* [WORK REQUIRED] Write out all the lines again, precisely as they stand, but without the images.

* [GIVEN INFORMATION]
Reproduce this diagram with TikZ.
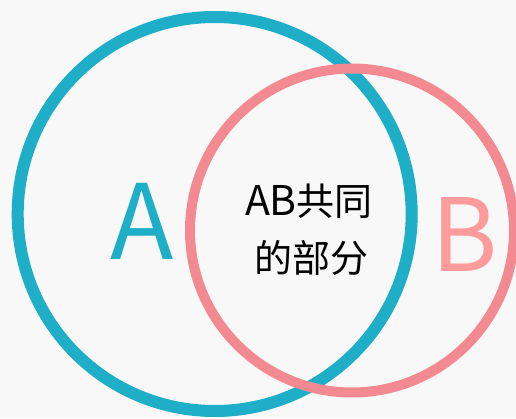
\documentclass[tikz,border=0pt]{standalone}
\usepackage{fontspec}
\setmainfont{Noto Sans CJK SC}
\definecolor{bgc}{HTML}{F8F8F8}
\definecolor{tealc}{HTML}{1FAEC8}
\definecolor{pinkc}{HTML}{F38A92}
\definecolor{pinktext}{HTML}{FF9B9B}
\begin{document}
\begin{tikzpicture}[x=1pt,y=1pt,
  setA/.style={draw=tealc,line width=12pt},
  setB/.style={draw=pinkc,line width=10pt},
  biglabel/.style={inner sep=0pt,anchor=base,font=\fontsize{104}{104}\selectfont},
  midlabel/.style={inner sep=0pt,anchor=base,font=\fontsize{38}{38}\selectfont}]
\fill[bgc] (0,0) rectangle (516,418);
\useasboundingbox (0,0) rectangle (516,418);
\node[setA,circle,minimum size=394pt,inner sep=0pt] (cA) at (214.7,204) {};
\node[setB,circle,minimum size=324pt,inner sep=0pt] (cB) at (352,187.5) {};
\node[biglabel,text=tealc] (lA) at (142,159) {A};
\node[biglabel,text=pinktext,font=\fontsize{101}{101}\selectfont] (lB) at (465,147) {B};
\node[midlabel] (l1) at (309,203) {{\fontsize{41}{41}\selectfont AB}共同};
\node[midlabel] (l2) at (311,146) {的部分};
\end{tikzpicture}
\end{document}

* [RESULT OF THIS EXERCISE]
Reproduce this diagram with TikZ.
\documentclass[tikz,border=0pt]{standalone}
\usepackage{fontspec}
\setmainfont{Noto Sans CJK SC}
\definecolor{bgc}{HTML}{F8F8F8}
\definecolor{tealc}{HTML}{1FAEC8}
\definecolor{pinkc}{HTML}{F38A92}
\definecolor{pinktext}{HTML}{FF9B9B}
\begin{document}
\begin{tikzpicture}[x=1pt,y=1pt,
  setA/.style={draw=tealc,line width=12pt},
  setB/.style={draw=pinkc,line width=10pt},
  biglabel/.style={inner sep=0pt,anchor=base,font=\fontsize{104}{104}\selectfont},
  midlabel/.style={inner sep=0pt,anchor=base,font=\fontsize{38}{38}\selectfont}]
\fill[bgc] (0,0) rectangle (516,418);
\useasboundingbox (0,0) rectangle (516,418);
\node[setA,circle,minimum size=394pt,inner sep=0pt] (cA) at (214.7,204) {};
\node[setB,circle,minimum size=324pt,inner sep=0pt] (cB) at (352,187.5) {};
\node[biglabel,text=tealc] (lA) at (142,159) {A};
\node[biglabel,text=pinktext,font=\fontsize{101}{101}\selectfont] (lB) at (465,147) {B};
\node[midlabel] (l1) at (309,203) {{\fontsize{41}{41}\selectfont AB}共同};
\node[midlabel] (l2) at (311,146) {的部分};
\end{tikzpicture}
\end{document}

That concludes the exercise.